On January 16, 2008, the United Nations listed al-Ali as an individual associated with Al Qaeda on their website. According to the U.S. Treasury department, al-Al is also a self-reported “Al Qaeda commando”.

He has facilitated the transfer of funds, weapons, supplies and fighters to and from Syria for the Al-Nusra Front, sometimes using Kuwaiti students as couriers for the materials.

== U.S. Department of Treasury designation ==
On December 7, 2006, the U.S. Department of the Treasury added al-Ali to its list of Specially Designated Global Terrorists, pursuant to Executive Order 13224, as a terrorist facilitator for providing financial support to Al Qaeda and other terrorist organizations. Specifically, al-Ali was a religious leader of a Kuwait-based terrorist cell and a recruiter of jihadists on behalf of Al Qaeda in both Iraq and Kuwait. He was also involved in the plotting of a foiled attack on U.S. and Kuwaiti targets in 2005.

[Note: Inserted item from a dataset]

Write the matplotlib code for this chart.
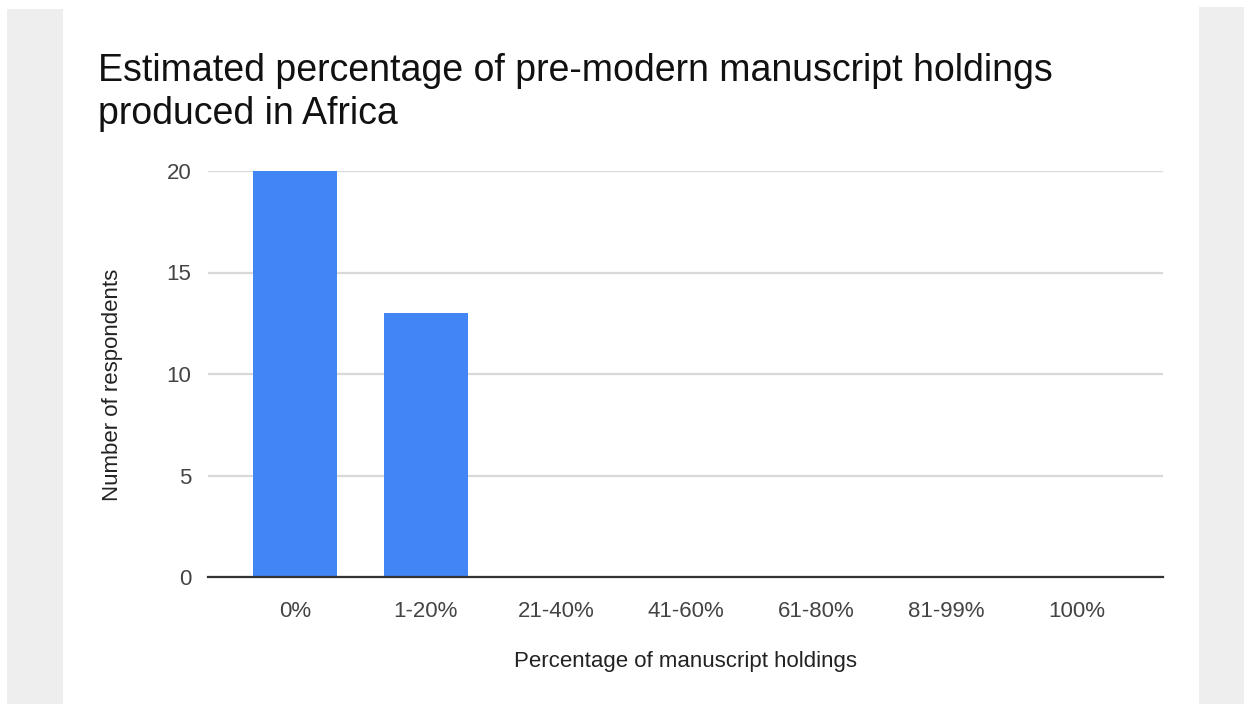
import matplotlib.pyplot as plt
from matplotlib.patches import Rectangle
import numpy as np

plt.rcParams['font.family'] = ['Liberation Sans', 'DejaVu Sans']

categories = ["0%", "1-20%", "21-40%", "41-60%", "61-80%", "81-99%", "100%"]
respondents = [20, 13, 0, 0, 0, 0, 0]

fig = plt.figure(figsize=(12.44, 7.04), dpi=100, facecolor='white')

# grey page margins of the screenshot
fig.patches.append(Rectangle((7/1244, 0), 56/1244, 695/704, transform=fig.transFigure,
                             facecolor='#eeeeee', edgecolor='none', zorder=0))
fig.patches.append(Rectangle((1199/1244, 0), 45/1244, 697/704, transform=fig.transFigure,
                             facecolor='#eeeeee', edgecolor='none', zorder=0))

ax = fig.add_axes([208/1244, 127/704, 955/1244, 406/704])
ax.set_facecolor('none')

x = np.arange(len(categories))
ax.bar(x, respondents, width=0.645, color='#4285f4', zorder=3)

ax.set_xlim(-0.67, 6.66)
ax.set_ylim(0, 20)
ax.set_yticks([0, 5, 10, 15, 20])
ax.set_xticks(x)
ax.set_xticklabels(categories)
ax.grid(axis='y', color='#d9d9d9', linewidth=1.6, zorder=0)
ax.tick_params(axis='both', length=0, labelsize=16, labelcolor='#444444')
ax.tick_params(axis='y', pad=12)
ax.tick_params(axis='x', pad=17)

for s in ['top', 'right', 'left']:
    ax.spines[s].set_visible(False)
ax.spines['bottom'].set_color('#333333')
ax.spines['bottom'].set_linewidth(1.6)
ax.spines['bottom'].set_zorder(4)

ax.set_xlabel("Percentage of manuscript holdings", fontsize=16, color='#222222')
ax.xaxis.label.set_va('center')
ax.xaxis.set_label_coords(0.5, -0.209)
ax.set_ylabel("Number of respondents", fontsize=16, color='#222222')
ax.yaxis.label.set_va('center')
ax.yaxis.set_label_coords(-0.0995, 0.473)

fig.text(98/1244, 1 - 53/704, "Estimated percentage of pre-modern manuscript holdings\nproduced in Africa",
         fontsize=27, color='#111111', ha='left', va='top', linespacing=1.24)

fig.savefig("out.png", dpi=100, facecolor=fig.get_facecolor())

As outlined by the U.S. Treasury department, “this designation freezes any assets the designees may have under U.S. jurisdiction and prohibits all financial and commercial transactions by any U.S. person with the designees. In addition, in accordance with U.N. Security Council Resolution 1624, the U.S. Government condemns those who incite others to acts of terrorism and violence”.